Dec 08, 2025
In a world of silent scrolling and solo screens, Diwan reopened the door to a forgotten moment in digital history on 29 November 2025, the digital garden exhibition revived a time when the digital world was sustainable, communal, and deliberately slow.
Through a unique three-day “Internet Café” exhibition, visitors stepped back into the late 1990s and early 2000s, when connection meant crowded rooms, familiar typing sounds, and conversations flowing between glowing screens. Long before personal devices dominated life, the internet was a shared experience, a place of laughter, discovery, and proximity.
Co-Organized in partnership with KFUPM, Diwan, and the Artist-run initiative Estiraha, the experience encouraged calm, curiosity, and creative discovery at a human pace.

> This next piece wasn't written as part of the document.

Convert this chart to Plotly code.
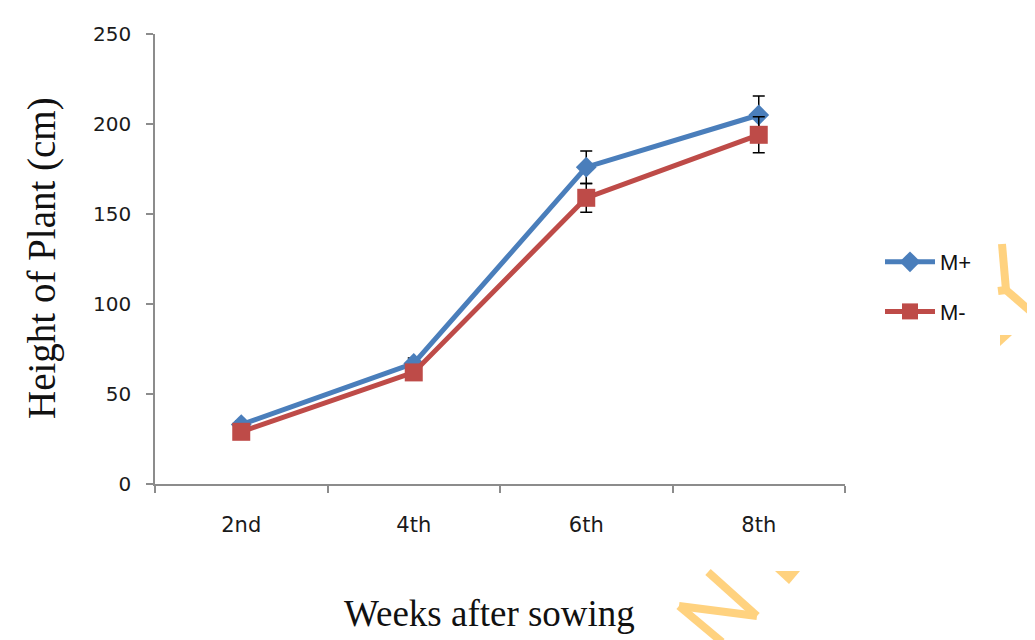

The journey began inside the Diwan Majlis, where visitors explored the university’s digital archive within a room preserved in its historical form. There, they navigated KFUPM’s 1998 website — the year the internet first arrived on campus — experiencing a powerful link between past and present.
From there, the path opened into the Digital Garden, the heart of the exhibition. Fourteen artists, both local and international, displayed works inspired by memory, technology, and identity. Among them stood 12 original computers dating back to the 80s. The displayed devices were the very same ones used by KFUPM Faculty and students.
The experience continued in a curated reading zone, where visitors could explore selected books from the university library and archive. The next station is the “Garden Market,” a lively space where creatives and history-enthusiasts offered curated products inspired by the spirit of the exhibition.
What made this event exceptional was not only its concept, but its setting. Prince Naif Cultural Center (Building 10) was revived as a living cultural space once again. Its historic stage, once home to major university cultural performances, became the canvas for this contemporary artistic experience.
Led by Diwan’s passionate team, including Fajer Al-Mindeel, Wateen Al-Zahrani, Dina Albabtain, Nouf Al-Shamrani, Nadia Al-Binali, Reemas Al-Harthi, and Layan Al-Humairi, the exhibition reflected a generation’s desire to reconnect, not just with technology, but with each other.
Although created by Gen Z students, the exhibition resonated with visitors of all ages, bridging memory with imagination and offering a rare moment of shared presence inside an increasingly individualized digital world.